Yargıtay Kararı 13. Hukuk Dairesi 2013/7099 E. 2013/16560 K. 18.06.2013 T.

YARGITAY KARARI
DAİRE : 13. Hukuk Dairesi
ESAS NO : 2013/7099
KARAR NO : 2013/16560
KARAR TARİHİ : 18.06.2013

MAHKEMESİ :Sulh Hukuk Mahkemesi

Taraflar arasındaki itirazın iptali davasının yapılan yargılaması sonunda ilamda yazılı nedenlerden dolayı davanın kısmen kabulüne, kısmen reddine yönelik olarak verilen hükmün süresi içinde davalı avukatınca temyiz edilmesi üzerine dosya incelendi gereği konuşulup düşünüldü.

K A R A R
Davacı banka tarafından akdedilen sözleşmeye istinaden davalıya verilen kredi kartı harcamasından kaymaklanan borcun ödenmediğini, ihtarname keşide edilmesine rağmen alacağın tahsil edilememesi üzerine … 28. İcra Müdürlüğünün 2009/4125 sayılı dosyası ile icra takibi başlatıldığını, davalının icra takibine kısmi itirazda bulunduğunu ve takibin durduğunu belirterek itirazın iptali ile takibin devamına ve % 40 icra inkar tazminatına hükmedilmesini talep etmiştir.
Davalı,davanın reddini dilemiştir.
Mahkemece davanın kısmen kabulüne, icra inkar tazminatı talebinin reddine karar verilmiş, hüküm taraflarca temyiz edilmiştir.
1-Dosyadaki yazılara, kararın dayandığı delillerle yasaya uygun gerektirici nedenlere ve özellikle delillerin takdirinde bir isabetsizlik bulunmamasına göre davalının tüm temyiz itirazlarının reddi gerekir.
2-Davacı inkar tazminatı talebinde bulunmuş ise de mahkemece davacının bu konudaki talebinin reddine karar verilmiştir. İİK.nun 67/2 maddesi hükmünce, icra inkar tazminatına hükmedilebilmesi için borçlunun takip sırasında ödeme emrine itiraz etmesi ve alacağın likit ve belli olması, yani borçlu tarafından alacağın gerçek miktarı belli, sabit veya belirlenmek için bütün unsurlar bilinmekte veya bilinmesi gerekmekte, böylece borçlu tarafından tahkik ve tayin edilmesi mümkün nitelikte olması yeterlidir.
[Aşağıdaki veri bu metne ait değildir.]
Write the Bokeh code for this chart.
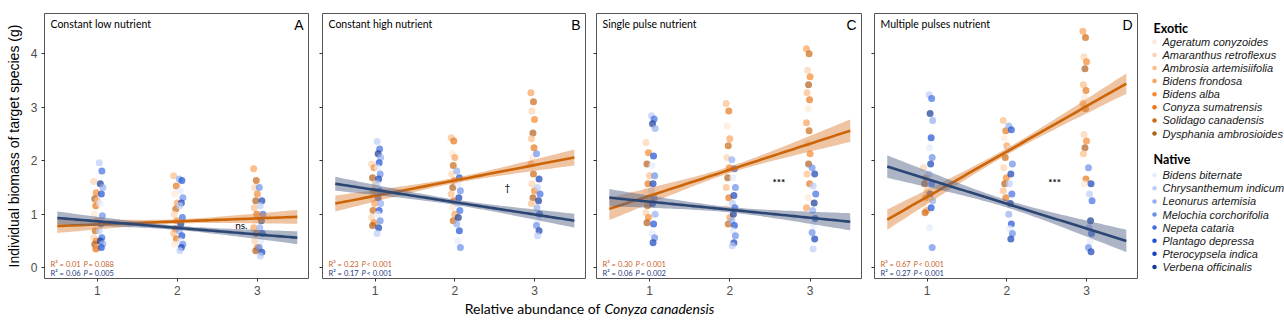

Borçlu, yalnız başına ne kadar borçlu olduğunu tespit edebilir durumda ise, alacağın likit ve muayyen olduğunun kabulü zorunludur.
Açıklanan yasal kuralların ışığında, takip konusu alacak değerlendirildiğinde davacı yararına icra-inkar tazminatına hükmedilmesi gerekirken, Mahkemece bu kalem istemin reddine karar verilmesi de usul ve yasaya aykırı olup bozma nedenidir. Ne var ki bu yanlışlığın giderilmesi yeniden yargılama yapılmasını gerektirmeyip kararın düzeltilerek onanması HMUK’un 438/7 maddesi hükmü gereğidir.
SONUÇ: Yukarıda 1. bentte açıklanan nedenlerden dolayı davalının tüm temyiz itirazlarının reddine, 2.bentte açıklanan nedenle kararın hüküm fıkrasındaki “Alacak yargılamayı gerektirdiğinden inkar tazminatı talebinin reddine” cümlenin silinerek hüküm fıkrasına “Kabul edilen faiz miktarının % 40’ı üzerinden hesaplanacak icra inkar tazminatının davalıdan tahsili ile davacı tarafa verilmesine” cümlesi eklenerek düzeltilmesine, kararın düzeltilmiş bu şekliyle ONANMASINA, aşağıda dökümü yazılı 308.22 TL. kalan harcın davalıdan alınmasına, peşin alınan 24.30 TL harcın davacıya iadesine, HUMK’nun 440/III-2 maddesi uyarınca karar düzeltme yolu kapalı olmak üzere, 18.6.2013 gününde oybirliğiyle karar verildi.